My parents never understood my fascination with trains. I would make them wait at railroad crossings if I knew a train was coming, and cry if they didn't wait. I didn't understand why they didn't share the same feeling about wanting to watch trains. I could look at signals and know if a train was coming. They couldn't figure that one out. The longer the train the happier I was. Now that I drive, I understand why they didn't want to wait.
I got my first electric train when I was 7
years old. My parents bought me a Mantua HO Scale Santa Fe Locomotive
pictured above and put it around the tree for Christmas. I was always partial to
locomotives and didn't like diesels. I knew I was getting a train, because they put
the track around the tree and it wasn't the same size track as the old American Flyer my
dad put around the tree.
After 30 years, the train still runs and is my favorite. I'm slowing restoring the original train set to the way it was when I received it. Some of the cars are missing wheels and connectors and I'm trying to replace the parts. I'm looking for old Mantua cars at garage sales and flea markets to dissect and use the parts for my train set.

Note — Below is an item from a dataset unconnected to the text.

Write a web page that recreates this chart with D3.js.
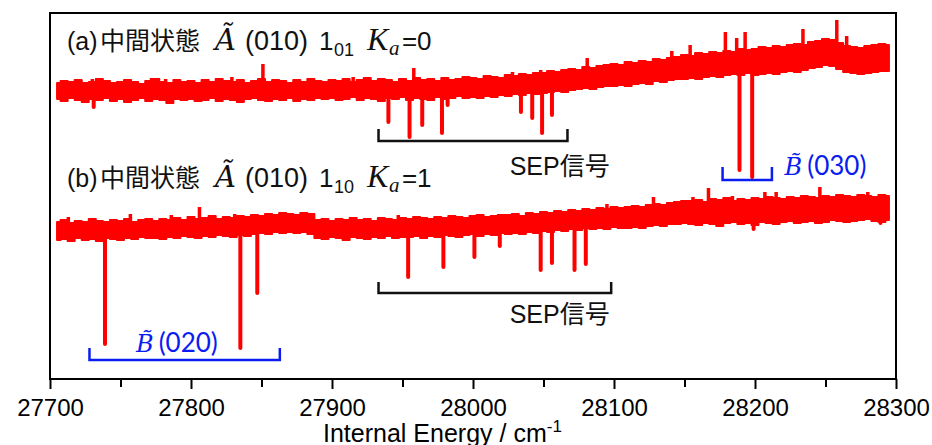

For my twelfth birthday they bought me an N
scale train. This time it was a diesel.
I liked the smaller version. I always like the smaller
versions of things. I actually had the train set up on the top shelf of my clothes
closet. I had to stand a stool to play with the train on the shelf. When my
brother got married and moved out, I turned his room into my train room. My dad help
me get a piece of plywood and we placed it over his bed. I worked on the train
layout, it had a downtown area, and also mountains with streams. Today all
that layout now sits in a Xerox box in the basement. I'm waiting to set up the
train again. (currently working on the basement.) I seem to have gone back to the
H.O. scale and spending most of my energy working on that layout and constructing
buildings.
When
I was young, my dad use to have his American Flyer train under the tree. Ever since they
bought me my first train set, my dad never displayed it anymore. He bought the
train back in 1948 and he use to see how fast it could go and make it jump the track.
Today we cringe at that type of abuse. The train was always promised to my older
brother, but it is now going to be my nephew. I started my own collection of
American Flyer trains in Mid 90's. I'm up to four sets. I get them out at Christmas
time and place around the tree. I'm still looking for set's from the late 1940's and
one day I'll have a set just like my father owned.